The CPC Central Committee made clear in a work plan on building a corruption prevention system (2008-2012): "The aim of setting up a blacklist database on commercial bribery is to take illegal trading, especially bribe offering, as an important factor for not granting market admittance."

The SPP official said the database was to show the "heavy cost of offering bribes" and promote honest and credible business operation, ordered market competition and social justice.

The SPP ordered that all provincial procuratorates should have all the convicted bribers blacklisted for public inquiry in 2006.

Eastern China's Zhejiang Province established the country's first provincial bribery blacklist in 2003, focusing on the construction field.

A total of 60,748 companies and 63,179 people made inquiries in the previous Zhejiang database of five industries. A total of 102 offenders were identified, according to the province's procuratorate.

The unnamed SPP official said referring to the blacklist would be an "unofficial procedure" for individuals and companies to undergo administrative examination and approval, public tender or finding a business partner.

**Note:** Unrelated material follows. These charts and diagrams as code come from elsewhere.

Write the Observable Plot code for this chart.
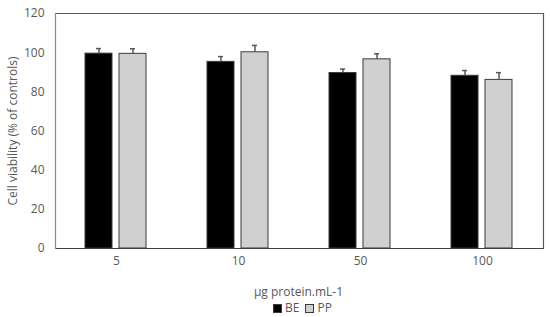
<!DOCTYPE html>
<html>
<head>
<meta charset="utf-8">
<script src="https://cdn.jsdelivr.net/npm/d3@7"></script>
<script src="https://cdn.jsdelivr.net/npm/@observablehq/plot@0.6"></script>
<style>
  body { margin: 0; background: #fff; font-family: "Open Sans", sans-serif; }
  #wrap { width: 550px; }
  .xlab { text-align: center; color: #595959; font-size: 12px; margin-left: 54px; margin-right: 7px; height: 17px; line-height: 17px; margin-top: 3px; }
  .legend { text-align: center; color: #595959; font-size: 12px; margin-left: 62px; margin-right: 7px; height: 15px; line-height: 15px; }
  .sw { display: inline-block; width: 9px; height: 9px; vertical-align: -1px; margin-right: 3px; box-sizing: border-box; }
  .item { margin: 0 3px; }
</style>
</head>
<body>
<div id="wrap">
  <div id="chart"></div>
  <div class="xlab">µg protein.mL-1</div>
  <div class="legend" id="legend"></div>
</div>
<script>
const groups = ["5", "10", "50", "100"];
const series = ["BE", "PP"];
const BE = [99.5, 95.3, 89.6, 88.2];
const PP = [99.4, 100.2, 96.6, 86.1];
const BE_err = [2.6, 2.7, 2.0, 2.7];
const PP_err = [2.6, 3.5, 2.8, 3.7];
const colors = ["#000000", "#d0d0d0"];
const yTicks = [0, 20, 40, 60, 80, 100, 120];

const data = [];
groups.forEach((g, i) => {
  data.push({group: g, series: "BE", value: BE[i], err: BE_err[i]});
  data.push({group: g, series: "PP", value: PP[i], err: PP_err[i]});
});
data.forEach(d => d.hi = d.value + d.err);

const chart = Plot.plot({
  width: 550,
  height: 280,
  marginLeft: 54,
  marginRight: 7,
  marginTop: 13,
  marginBottom: 32,
  style: {fontFamily: "Open Sans, sans-serif", fontSize: "12px", color: "#595959"},
  fx: {domain: groups, padding: 0, label: null, tickSize: 0, tickPadding: 8},
  x: {domain: series, paddingInner: 0.2, paddingOuter: 0.86, axis: null},
  y: {domain: [0, 120], ticks: yTicks, tickSize: 0, tickPadding: 11, label: "Cell viability (% of controls)", labelAnchor: "center", labelArrow: "none", labelOffset: 47},
  color: {domain: series, range: colors},
  marks: [
    Plot.barY(data, {fx: "group", x: "series", y: "value", fill: "series", stroke: "#3a3a3a", strokeWidth: 1}),
    Plot.ruleX(data, {fx: "group", x: "series", y1: "value", y2: "hi", stroke: "#595959", strokeWidth: 1.5}),
    Plot.tickY(data, {fx: "group", x: "series", y: "hi", stroke: "#595959", strokeWidth: 1.5, insetLeft: 11, insetRight: 11}),
    Plot.ruleY([0], {stroke: "#404040", strokeWidth: 1.2}),
    Plot.ruleY([120], {stroke: "#595959", strokeWidth: 1.2}),
    Plot.frame({anchor: "left", facetAnchor: "left", stroke: "#8a8a8a", strokeWidth: 1.2}),
    Plot.frame({anchor: "right", facetAnchor: "right", stroke: "#595959", strokeWidth: 1.2})
  ]
});
document.getElementById("chart").appendChild(chart);

const legend = document.getElementById("legend");
series.forEach((s, i) => {
  const span = document.createElement("span");
  span.className = "item";
  const sw = document.createElement("span");
  sw.className = "sw";
  sw.style.background = colors[i];
  sw.style.border = "1px solid #3a3a3a";
  span.appendChild(sw);
  span.appendChild(document.createTextNode(s));
  legend.appendChild(span);
});
</script>
</body>
</html>
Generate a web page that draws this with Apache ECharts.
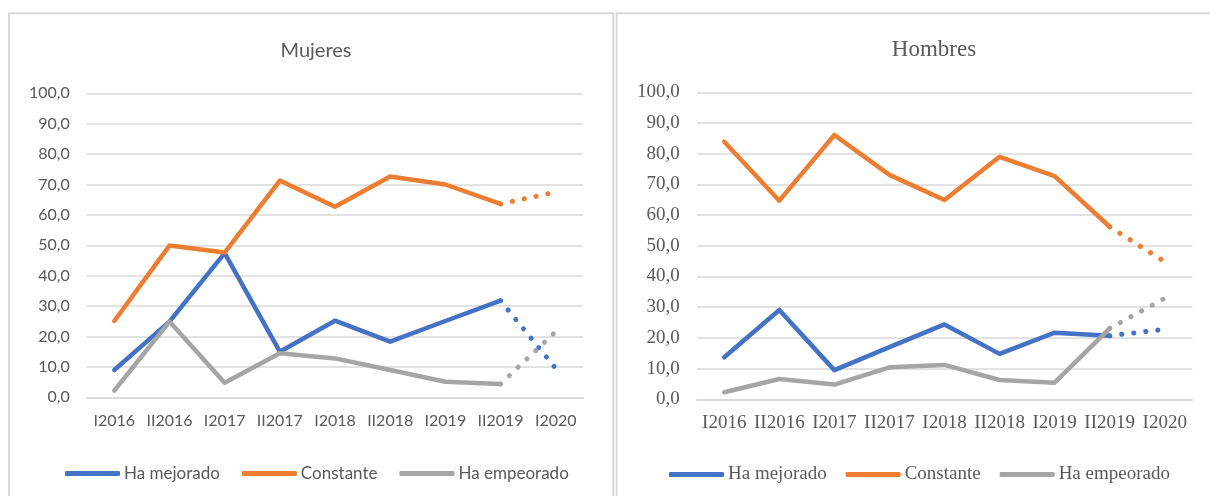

In March 2009, a construction company was eliminated from a tender when the procuratorate of Beilun district of Ningbo City, upon the request of the tenderer, found its legal representative surnamed Lai was convicted of bribery in 2007.

In another case, a representative of a medical group affiliated to a foreign-funded corporation in Shanghai went to the local procuratorate to find out whether a retail trader surnamed Wang, who is the general manager of a medical equipment company, had offered bribes.

The procuratorate replied that Wang had been sentenced to imprisonment of three years with a four-year reprieve on Nov. 15, 2005. Between December 2003 and April 2005, Wang offered bribes worth 430,000 yuan to companies with business connections to seek illegal gains.

The medical group immediately cut the partnership ties with the retail trader and "educated all subordinate traders on honest operation," according to the procuratorate.

The SPP official said the blacklist also provided solid evidence for judiciary departments to analyze the trend of crimes offering bribes.